Start of DATA EXCERPTS
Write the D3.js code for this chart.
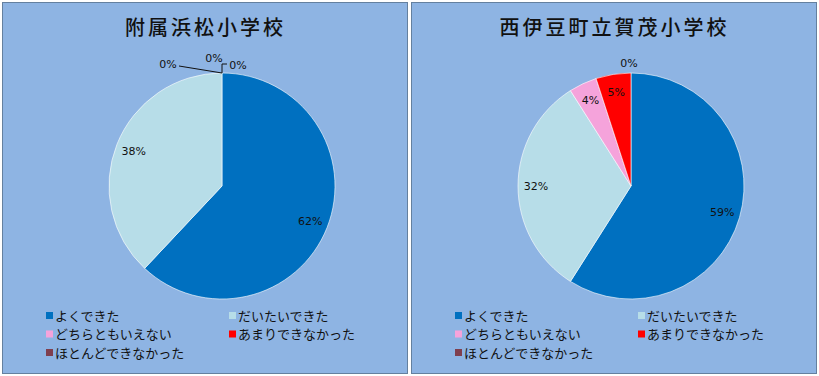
<!DOCTYPE html>
<html>
<head>
<meta charset="utf-8">
<script src="https://cdn.jsdelivr.net/npm/d3@7"></script>
<style>
  body { margin: 0; background: #fff; }
  svg { display: block; font-family: "Noto Sans CJK JP", sans-serif; }
</style>
</head>
<body>
<svg id="chart" width="819" height="376"></svg>
<script>
var categories = ["よくできた", "だいたいできた", "どちらともいえない", "あまりできなかった", "ほとんどできなかった"];
var schoolNames = ["附属浜松小学校", "西伊豆町立賀茂小学校"];
var hamamatsuValues = [62, 38, 0, 0, 0];
var kamoValues = [59, 32, 4, 5, 0];
var colors = ["#0070C0", "#B7DDE8", "#F5A3DB", "#FF0000", "#7F3F4F"];

var svg = d3.select("#chart");

function drawPanel(x0, title, values) {
  var w = 405, h = 371;
  var g = svg.append("g").attr("transform", "translate(" + x0 + ",2)");

  g.append("rect")
    .attr("x", 0.5).attr("y", 0.5)
    .attr("width", w).attr("height", h)
    .attr("fill", "#8EB4E3")
    .attr("stroke", "#64809F");

  g.append("text")
    .attr("x", w / 2 + 1).attr("y", 33)
    .attr("text-anchor", "middle")
    .attr("font-size", 20)
    .attr("font-weight", 500)
    .attr("letter-spacing", 3)
    .attr("fill", "#111")
    .text(title);

  var r = 113, cx = 220, cy = 184;
  var pie = d3.pie().sort(null).value(function(d) { return d; });
  var arcs = pie(values);
  var arc = d3.arc().innerRadius(0).outerRadius(r);
  var labelArc = d3.arc().innerRadius(r * 0.84).outerRadius(r * 0.84);
  var outerArc = d3.arc().innerRadius(r + 10).outerRadius(r + 10);

  var pg = g.append("g").attr("transform", "translate(" + cx + "," + cy + ")");

  pg.selectAll("path.slice")
    .data(arcs)
    .enter().append("path")
      .attr("class", "slice")
      .attr("d", arc)
      .attr("fill", function(d, i) { return colors[i]; })
      .attr("stroke", function(d) { return d.value > 0 ? "#fff" : "none"; })
      .attr("stroke-width", 0.6);

  // labels: inside for non-zero slices, outside for zero slices
  var zeros = arcs.filter(function(d) { return d.value === 0; });
  var zeroOffsets = zeros.length === 3
    ? [[-54, 1], [-8, -5], [16, 2]]
    : [[-2, 0]];

  pg.selectAll("text.val")
    .data(arcs.filter(function(d) { return d.value > 0; }))
    .enter().append("text")
      .attr("class", "val")
      .attr("transform", function(d) { return "translate(" + labelArc.centroid(d) + ")"; })
      .attr("text-anchor", "middle")
      .attr("dy", "0.35em")
      .attr("font-size", 11)
      .attr("font-family", "Verdana, 'DejaVu Sans', sans-serif")
      .attr("fill", "#111")
      .text(function(d) { return d.value + "%"; });

  zeros.forEach(function(d, k) {
    var p = outerArc.centroid(d);
    var tx = p[0] + zeroOffsets[k][0], ty = p[1] + zeroOffsets[k][1];
    pg.append("text")
      .attr("x", tx).attr("y", ty)
      .attr("text-anchor", "middle")
      .attr("dy", "0.35em")
      .attr("font-size", 11)
      .attr("font-family", "Verdana, 'DejaVu Sans', sans-serif")
      .attr("fill", "#111")
      .text("0%");
    if (zeros.length === 3 && k !== 1) {
      var e = [r * Math.sin(d.startAngle), -r * Math.cos(d.startAngle)];
      if (k === 0) {
        pg.append("path")
          .attr("d", "M" + (tx + 11) + "," + (ty + 2) + "L" + e[0] + "," + e[1])
          .attr("stroke", "#111").attr("fill", "none").attr("stroke-width", 1);
      } else {
        pg.append("path")
          .attr("d", "M" + e[0] + "," + e[1] + "V" + (ty - 1) + "H" + (tx - 11))
          .attr("stroke", "#111").attr("fill", "none").attr("stroke-width", 1);
      }
    }
  });

  // legend
  var lg = g.append("g").attr("transform", "translate(44,314)");
  var items = lg.selectAll("g.item")
    .data(categories)
    .enter().append("g")
      .attr("class", "item")
      .attr("transform", function(d, i) {
        return "translate(" + ((i % 2) * 183) + "," + (Math.floor(i / 2) * 18.5) + ")";
      });
  items.append("rect")
    .attr("x", 0).attr("y", -4)
    .attr("width", 7).attr("height", 7)
    .attr("fill", function(d, i) { return colors[i]; });
  items.append("text")
    .attr("x", 9).attr("y", 0)
    .attr("dy", "0.35em")
    .attr("font-size", 13)
    .attr("fill", "#111")
    .text(function(d) { return d; });
}

drawPanel(2, schoolNames[0], hamamatsuValues);
drawPanel(411, schoolNames[1], kamoValues);
</script>
</body>
</html>
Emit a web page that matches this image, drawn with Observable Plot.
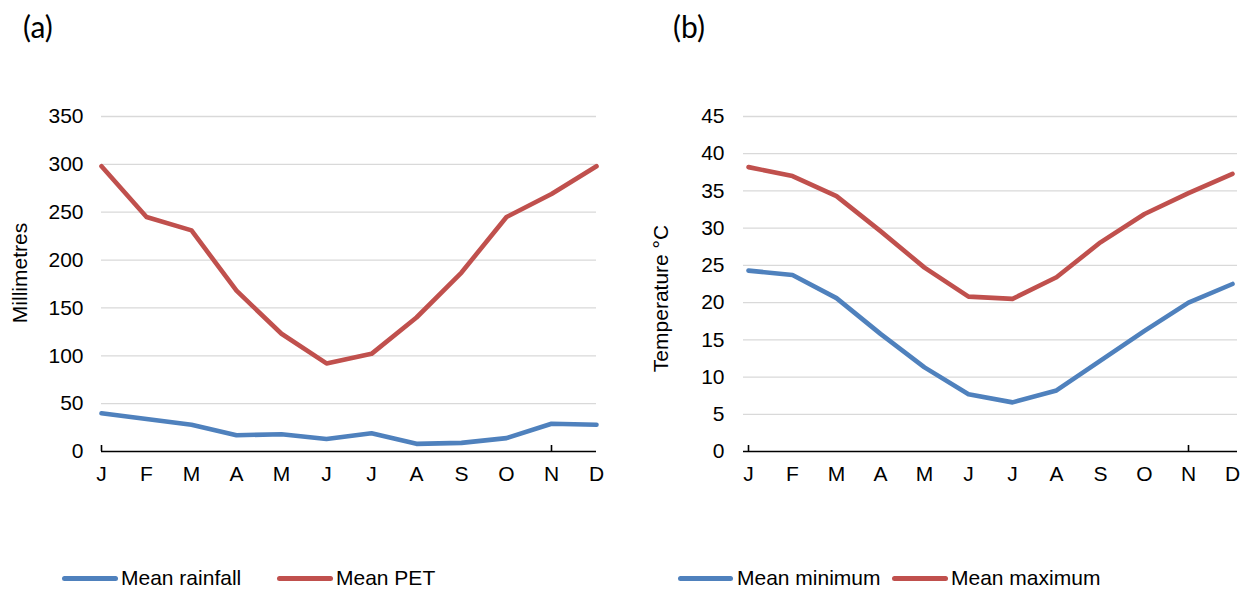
<!DOCTYPE html>
<html>
<head>
<meta charset="utf-8">
<script src="https://cdn.jsdelivr.net/npm/d3@7"></script>
<script src="https://cdn.jsdelivr.net/npm/@observablehq/plot@0.6"></script>
<style>
  body { margin: 0; background: #fff; }
  #wrap { position: relative; width: 1252px; height: 590px; overflow: hidden;
          font-family: "Liberation Sans", Arial, sans-serif; color: #000; }
  .panel { position: absolute; top: 0; }
  .plabel { position: absolute; top: 7px; font-family: Lato, "Open Sans", sans-serif; font-size: 30px; line-height: 38px; }
  .sw { position: absolute; top: 575.5px; height: 5px; border-radius: 3px; }
  .lt { position: absolute; top: 566px; font-size: 21px; line-height: 24px; white-space: nowrap; }
</style>
</head>
<body>
<div id="wrap"></div>
<script>
// ---- data ----
const months = ["Jan","Feb","Mar","Apr","May","Jun","Jul","Aug","Sep","Oct","Nov","Dec"];
const monthLabels = ["J","F","M","A","M","J","J","A","S","O","N","D"];

const rainfall = [40, 34, 28, 17, 18, 13, 19, 8, 9, 14, 29, 28];
const pet      = [298, 245, 231, 168, 123, 92, 102, 140, 187, 245, 269, 298];

const tMin = [24.3, 23.7, 20.6, 15.8, 11.3, 7.7, 6.6, 8.2, 12.2, 16.2, 20.0, 22.5];
const tMax = [38.2, 37.0, 34.3, 29.6, 24.7, 20.8, 20.5, 23.4, 28.1, 31.9, 34.7, 37.3];

const ticksA = [0, 50, 100, 150, 200, 250, 300, 350];
const ticksB = [0, 5, 10, 15, 20, 25, 30, 35, 40, 45];

const seriesA = ["Mean rainfall", "Mean PET"];
const seriesB = ["Mean minimum", "Mean maximum"];
const colors = ["#4F81BD", "#C0504D"];

// ---- chart builder ----
function chart({values, ticks, label, marginLeft, marginRight, tickPadding, labelDx, labelDy}) {
  const W = 626, H = 491, mt = 116, mb = 40;
  const frameH = H - mt - mb;
  return Plot.plot({
    width: W, height: H,
    marginTop: mt, marginBottom: mb, marginLeft, marginRight,
    style: {fontFamily: '"Liberation Sans", Arial, sans-serif', fontSize: "21px", color: "#000", background: "transparent"},
    x: {type: "point", domain: months, padding: 0, axis: null},
    y: {domain: [ticks[0], ticks[ticks.length - 1]], axis: null},
    marks: [
      Plot.gridY(ticks.slice(1), {stroke: "#d9d9d9", strokeOpacity: 1, strokeWidth: 1.3}),
      Plot.axisY(ticks, {tickSize: 0, tickPadding, fill: "#000", fontSize: 21}),
      Plot.axisX(months, {tickSize: 0, tickPadding: 15, fill: "#000", fontSize: 21,
                          tickFormat: d => monthLabels[months.indexOf(d)]}),
      Plot.ruleY([ticks[0]], {stroke: "#000", strokeWidth: 1.6}),
      Plot.tickX([months[0], months[10]], {x: d => d, insetTop: frameH - 6, stroke: "#000", strokeWidth: 1.6}),
      ...values.map((vals, k) =>
        Plot.line(months, {x: d => d, y: (d, i) => vals[i], stroke: colors[k],
                           strokeWidth: 4.6, strokeLinejoin: "round", strokeLinecap: "round"})),
      Plot.text([label], {frameAnchor: "left", textAnchor: "middle", rotate: -90, dx: labelDx, dy: labelDy,
                          fontSize: 21, fill: "#000"})
    ]
  });
}

const wrap = document.getElementById("wrap");

function addPanel(left, svg, tag, tagLeft, legend) {
  const p = document.createElement("div");
  p.className = "panel";
  p.style.left = left + "px";
  p.appendChild(svg);
  wrap.appendChild(p);
  const t = document.createElement("div");
  t.className = "plabel";
  t.style.left = tagLeft + "px";
  t.textContent = tag;
  wrap.appendChild(t);
  legend.forEach(({name, color, x0, x1, tx}) => {
    const s = document.createElement("div");
    s.className = "sw";
    s.style.left = x0 + "px";
    s.style.width = (x1 - x0) + "px";
    s.style.background = color;
    wrap.appendChild(s);
    const l = document.createElement("div");
    l.className = "lt";
    l.style.left = tx + "px";
    l.textContent = name;
    wrap.appendChild(l);
  });
}

addPanel(0, chart({values: [rainfall, pet], ticks: ticksA, label: "Millimetres",
                   marginLeft: 101, marginRight: 30, tickPadding: 18, labelDx: -81.5, labelDy: -11}),
  "(a)", 23,
  [{name: seriesA[0], color: colors[0], x0: 62, x1: 118, tx: 121},
   {name: seriesA[1], color: colors[1], x0: 277, x1: 333, tx: 336}]);

addPanel(626, chart({values: [tMin, tMax], ticks: ticksB, label: "Temperature °C",
                     marginLeft: 117, marginRight: 15, tickPadding: 19, labelDx: -82.5, labelDy: 14.5}),
  "(b)", 673,
  [{name: seriesB[0], color: colors[0], x0: 678, x1: 733, tx: 737},
   {name: seriesB[1], color: colors[1], x0: 892, x1: 948, tx: 951}]);
</script>
</body>
</html>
End of DATA EXCERPTS
AIM → Among the entries, how many lines contain the string "this"? Give the number without anything else.

SOLVED PROBLEM → 2